La scène est digne d'un film gore, et le cordon bleu de la maison, une vieille chinoise manifestement atteinte de coprolalie, n'est pas des plus accueillantes. Personne ne comprend son charabia, à part Jean-Luc, CNRS-ien au chomage et interprète-pigiste pour la police (faut bien remplir le frigo), et en premier lieu pour le stupide et falot commissaire Argouge, atteint lui de racisme ordinaire.
Un ange passe dans ce chaos : Alice Delain, fonctionnaire rattachée au service de la consommation et de la répression des fraudes, est d'une beauté à couper le souffle court des mâles en rut.

Quand l'envoûtante Alice met la main sur le magot - et un mystérieux carnet de commandes - cachés dans l'appartement, elle ne se doute pas encore qu'elle vient de déclencher une réaction en chaîne. Avec Jean-Luc, dont elle a fait son jouet-complice-amant, ils vont mettre à jour un trafic pour le moins singulier pour finalement se coltiner la mafia chinoise qui va tout sabrer sur son passage (notamment par l'intermédiaire des dénommés Kee & Kong...).


Au festin d'Alice, tout le monde déguste ! On trouve des affreux vraiment méchants, tueurs sanguinaires, à sang froid, cannibales, dépeceurs spécialisés ! Quant aux gentils de l'histoire, y a vraiment pas de quoi pavoiser : gentils crétins, racistes ordinaires, ados glandeurs, maîtres-chanteurs du dimanche, sympathiques perdants et dindons de la farce noire que nous a concocté Colin Thibert avec une bonne dose d'humour (pince-sans-rire) et un sens aiguisé de la satire sociale.
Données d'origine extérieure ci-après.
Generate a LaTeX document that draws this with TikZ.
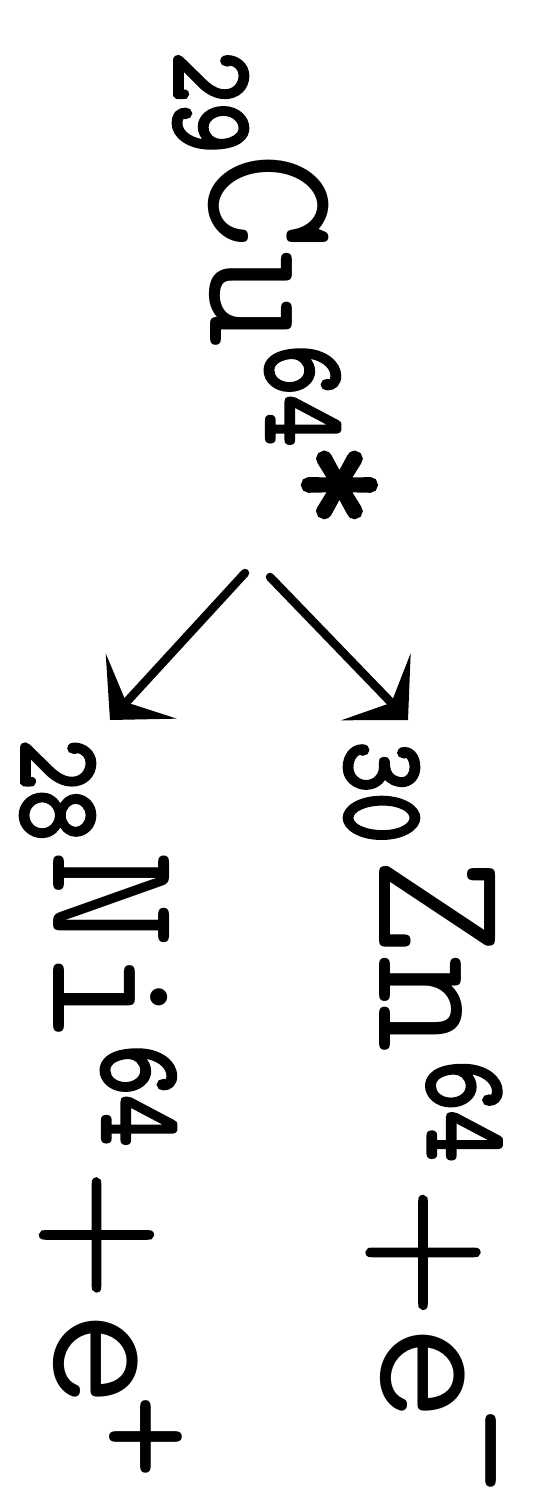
\documentclass[tikz,border=0pt]{standalone}
\usepackage{fontspec}
\usepackage{graphicx}
\newfontfamily\numfont[FakeBold=3.5]{Latin Modern Mono}
\newfontfamily\opfont[FakeBold=2]{Latin Modern Roman}
\usetikzlibrary{arrows.meta}
\tikzset{
  elem/.style={rotate=-90, inner sep=0pt, outer sep=0pt, anchor=center, font=\fontsize{190}{190}\selectfont\ttfamily},
  nucnum/.style={rotate=-90, inner sep=0pt, outer sep=0pt, anchor=center, font=\fontsize{116}{116}\selectfont\numfont},
  bigop/.style={rotate=-90, inner sep=0pt, outer sep=0pt, anchor=center, font=\fontsize{178}{178}\selectfont\opfont},
  supop/.style={rotate=-90, inner sep=0pt, outer sep=0pt, anchor=center, font=\fontsize{165}{165}\selectfont\ttfamily},
  starop/.style={rotate=-90, inner sep=0pt, outer sep=0pt, anchor=center, font=\fontsize{165}{165}\selectfont\numfont},
  decay/.style={line width=8.5pt, line cap=round, -{Stealth[length=46pt, width=96pt, inset=22pt]}}
}
\begin{document}
\begin{tikzpicture}[x=1pt, y=-1pt]
\useasboundingbox (0,0) rectangle (550,1497);
% Cu
\node[nucnum] (cuz) at (210.5,102.5) {\scalebox{0.85}[1]{29}};
\node[elem]   (cu)  at (269,250) {Cu};
\node[nucnum] (cua) at (302.5,395.5) {\scalebox{0.85}[1]{64}};
\node[starop] (cus) at (332,485) {*};
% Ni
\node[nucnum] (niz) at (57.5,790) {\scalebox{0.85}[1]{28}};
\node[elem]   (ni)  at (112,948.5) {Ni};
\node[nucnum] (nia) at (138.5,1095.5) {\scalebox{0.85}[1]{64}};
\node[bigop]  (nip) at (96.5,1235) {+};
\node[elem]   (nie) at (96,1359) {e};
\node[supop]  (nis) at (138.5,1436.5) {+};
% Zn
\node[nucnum] (znz) at (381.5,792.5) {\scalebox{0.85}[1]{30}};
\node[elem]   (zn)  at (437.5,955) {Zn};
\node[nucnum] (zna) at (464,1111) {\scalebox{0.85}[1]{64}};
\node[bigop]  (znp) at (423,1252.5) {+};
\node[elem]   (zne) at (422.5,1373.5) {e};
\node[supop]  (zns) at (468,1451) {−};
% arrows
\coordinate (a1) at (245,573);
\coordinate (b1) at (110,720);
\coordinate (a2) at (270,577);
\coordinate (b2) at (408,720);
\draw[decay] (a1) -- (b1);
\draw[decay] (a2) -- (b2);
\end{tikzpicture}
\end{document}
Dans ce fait-tout de bêtise et de méchanceté, on croise aussi de vrais victimes, comme ces esclaves invisibles qui remboursent à leur passeur le long voyage qu'ils ont  effectué depuis leur pays pour trouver une vie meilleure...

C'est la première fois que je goûtais au suisse Colin Thibert. Parfaitement digeste (malgré les apparences), léger, savoureux. Un mélange de cocasse et de noirceur. Idéal quand on aime le sucré-salé.